The church is in trouble when plainly presented “sound doctrine” through modest Scripture reading, humble preaching, simple singing, and unassuming praying is not enough.
This is an important question because many earnest believers desire to worship on the Lord’s Day in form and content the same way that Christ and the Apostles worshiped. The New Testament is very clear about the purpose of music for the church, but it does not give explicit indication as to what the form of church music was like. This may lead some to conclude that “style doesn’t matter,” but such a conclusion is unsatisfactory for those who believe everything in the life of a Christian matters and should fall under the lordship of Christ. Observing music’s role in early church worship, the early church’s view of pagan music, the tune of early church music, and the text of early church music will aid in understanding what musical form was like among the earliest Christians.
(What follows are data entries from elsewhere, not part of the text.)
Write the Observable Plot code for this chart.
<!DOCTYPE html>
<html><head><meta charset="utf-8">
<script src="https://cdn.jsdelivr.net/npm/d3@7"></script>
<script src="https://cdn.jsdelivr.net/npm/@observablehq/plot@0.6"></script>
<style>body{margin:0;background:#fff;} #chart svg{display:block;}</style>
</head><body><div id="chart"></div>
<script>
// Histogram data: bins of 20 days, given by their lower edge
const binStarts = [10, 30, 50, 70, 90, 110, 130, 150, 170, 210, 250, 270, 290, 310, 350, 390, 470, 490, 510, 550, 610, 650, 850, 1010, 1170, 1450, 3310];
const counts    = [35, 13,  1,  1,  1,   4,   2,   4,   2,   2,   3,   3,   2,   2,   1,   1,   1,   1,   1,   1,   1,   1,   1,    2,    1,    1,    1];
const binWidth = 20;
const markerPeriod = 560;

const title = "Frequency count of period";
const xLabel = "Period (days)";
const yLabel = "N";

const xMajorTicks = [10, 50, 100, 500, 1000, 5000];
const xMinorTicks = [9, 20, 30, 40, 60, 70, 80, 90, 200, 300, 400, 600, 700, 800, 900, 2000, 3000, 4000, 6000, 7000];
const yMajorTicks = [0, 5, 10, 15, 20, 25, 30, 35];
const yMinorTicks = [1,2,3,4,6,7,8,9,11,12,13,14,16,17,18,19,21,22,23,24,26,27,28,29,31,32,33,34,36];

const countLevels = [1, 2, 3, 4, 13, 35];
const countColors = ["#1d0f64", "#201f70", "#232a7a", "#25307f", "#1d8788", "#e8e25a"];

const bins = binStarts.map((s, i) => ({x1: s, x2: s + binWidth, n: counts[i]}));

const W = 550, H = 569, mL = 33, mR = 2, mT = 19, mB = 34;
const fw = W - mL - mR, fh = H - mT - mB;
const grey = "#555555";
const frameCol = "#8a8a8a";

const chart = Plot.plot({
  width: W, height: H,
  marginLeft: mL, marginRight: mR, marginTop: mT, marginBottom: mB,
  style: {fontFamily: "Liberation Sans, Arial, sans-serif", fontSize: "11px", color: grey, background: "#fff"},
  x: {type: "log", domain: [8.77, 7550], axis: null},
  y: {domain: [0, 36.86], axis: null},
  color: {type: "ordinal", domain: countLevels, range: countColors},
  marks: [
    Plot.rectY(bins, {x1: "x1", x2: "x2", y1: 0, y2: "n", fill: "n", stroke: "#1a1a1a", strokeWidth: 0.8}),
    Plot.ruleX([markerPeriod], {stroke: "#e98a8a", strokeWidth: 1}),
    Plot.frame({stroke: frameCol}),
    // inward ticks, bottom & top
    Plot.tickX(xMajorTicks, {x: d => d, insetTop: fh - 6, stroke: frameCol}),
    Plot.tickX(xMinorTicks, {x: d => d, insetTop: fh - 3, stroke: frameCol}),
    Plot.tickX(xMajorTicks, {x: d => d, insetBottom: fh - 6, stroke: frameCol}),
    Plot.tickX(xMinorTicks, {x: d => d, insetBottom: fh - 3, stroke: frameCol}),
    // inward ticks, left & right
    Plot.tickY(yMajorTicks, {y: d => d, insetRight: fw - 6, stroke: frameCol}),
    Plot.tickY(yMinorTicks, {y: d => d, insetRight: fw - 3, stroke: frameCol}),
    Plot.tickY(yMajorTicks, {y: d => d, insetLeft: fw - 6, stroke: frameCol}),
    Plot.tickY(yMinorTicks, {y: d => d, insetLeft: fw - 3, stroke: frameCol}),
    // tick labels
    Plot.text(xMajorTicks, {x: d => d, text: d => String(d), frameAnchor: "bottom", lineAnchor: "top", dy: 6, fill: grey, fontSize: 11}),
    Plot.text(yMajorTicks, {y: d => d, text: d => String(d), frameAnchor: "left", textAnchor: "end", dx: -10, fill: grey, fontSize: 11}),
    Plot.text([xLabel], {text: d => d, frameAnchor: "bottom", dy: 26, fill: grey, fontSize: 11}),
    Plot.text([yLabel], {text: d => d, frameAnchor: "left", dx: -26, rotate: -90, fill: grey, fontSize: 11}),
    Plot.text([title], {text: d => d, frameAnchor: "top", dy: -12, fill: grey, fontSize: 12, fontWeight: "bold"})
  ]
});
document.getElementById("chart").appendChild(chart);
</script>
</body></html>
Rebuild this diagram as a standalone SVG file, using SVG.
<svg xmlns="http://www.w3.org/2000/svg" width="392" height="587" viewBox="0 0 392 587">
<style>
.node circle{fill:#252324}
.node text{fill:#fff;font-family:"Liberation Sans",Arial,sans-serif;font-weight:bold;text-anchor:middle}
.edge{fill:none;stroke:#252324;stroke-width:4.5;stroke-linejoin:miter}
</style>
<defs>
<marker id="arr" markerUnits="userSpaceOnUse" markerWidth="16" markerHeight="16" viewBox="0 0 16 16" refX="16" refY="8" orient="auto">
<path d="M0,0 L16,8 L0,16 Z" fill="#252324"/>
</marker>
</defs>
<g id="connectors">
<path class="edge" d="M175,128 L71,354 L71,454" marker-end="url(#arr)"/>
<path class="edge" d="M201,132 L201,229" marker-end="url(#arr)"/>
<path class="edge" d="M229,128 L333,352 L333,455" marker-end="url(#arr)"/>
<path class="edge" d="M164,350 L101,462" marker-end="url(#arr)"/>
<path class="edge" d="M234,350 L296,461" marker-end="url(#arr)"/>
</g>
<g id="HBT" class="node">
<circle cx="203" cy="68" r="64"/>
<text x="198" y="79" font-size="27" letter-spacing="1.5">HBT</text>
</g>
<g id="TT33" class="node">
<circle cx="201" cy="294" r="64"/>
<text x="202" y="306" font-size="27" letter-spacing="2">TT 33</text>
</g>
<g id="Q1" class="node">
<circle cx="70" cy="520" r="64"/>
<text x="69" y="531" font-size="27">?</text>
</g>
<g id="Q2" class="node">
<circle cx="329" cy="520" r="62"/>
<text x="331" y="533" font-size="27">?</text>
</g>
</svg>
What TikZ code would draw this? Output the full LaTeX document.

Music’s Role in Early Church Worship
In his book, Music in Early Christian Literature, James McKinnon has helpfully collected every reference to music from the extant writings of the early church fathers. A fair amount is said in the writings of the church fathers about music in general, but not much is said about music within the gathered assembly. A detailed description of what an actual worship service was like is found in the writings of Justin Martyr (c.100–c.165). This is very important because Justin was born around the same time that the Apostle John died, so Justin’s record is just one generation removed from the practice of the Apostles. In this very thorough description of a Lord’s Day meeting (go here to read Justin’s description), Justin describes a service as consisting of preaching, teaching, praying, reading Scripture publicly, taking of the Lord’s Table, saying “Amen,” and collecting the offering. This service is led by a pastor and it results with the deacons carrying out service during the week. But understanding music’s place in the assembly is all the more complicated by the absence of music in this detailed description. Why would Justin omit this important aspect of worship?
The sparse references to music within the earliest writings and Justin’s omission may actually be a clue—perhaps these believers didn’t place as much emphasis on music as American churches do today. Imagine a worship service in a twenty-first-century American church with such little music that when someone described the service they might just forget to mention the music. In this same service, the Scriptures are read, to quote Justin, “as long as time permits.” Such a service would be viewed as boring for Christians and ineffective for keeping “the young people engaged.” This would be unheard of since “music” and “worship” are often used interchangeably in the modern church vocabulary.
That Justin’s congregation never sang during Lord’s Day worship is not likely; in fact, Justin suggests that believers should “offer thanks by invocations and hymns.” Justin may have so closely associated singing with the public reading of Scripture, that he failed to mention the music aspect. In order to understand how Justin would have made this close association between singing Scripture and reading Scripture, the church’s use of tune and text must be understood. But before doing so, how the church viewed the music of pagan culture should be evaluated.
The Early Church’s View of Pagan Music
The early church’s view of pagan music is best seen in their abolition of instruments in worship. It is often suggested that the early church chose not to use instruments within their worship because of fear of persecution. While this theory may have some merit, it is often overstated. It seems more likely that the believers chose not to use instruments in worship because of an early polemic against pagan music and the association of instruments with pagan music. This polemic appears as early as Theophilus of Antioch (d. c.185) and Tatian the Assyrian (c.120–c.180) who are both agitated by the snobbery of Greek music culture. By the time of Clement of Alexandria (c.150–215), the formal opposition to pagan music was in full swing. Clement spoke of those people who sing music within the church, and then sing “trash” accompanied by instruments outside the church. Tertullian of Carthage (c.160–220) viewed the music of the theatre and the circus as directly connected to idolatry and bad morals. Novation (d. c.258) suggested that pagan music would still be worthless even if it were not morally corrupt.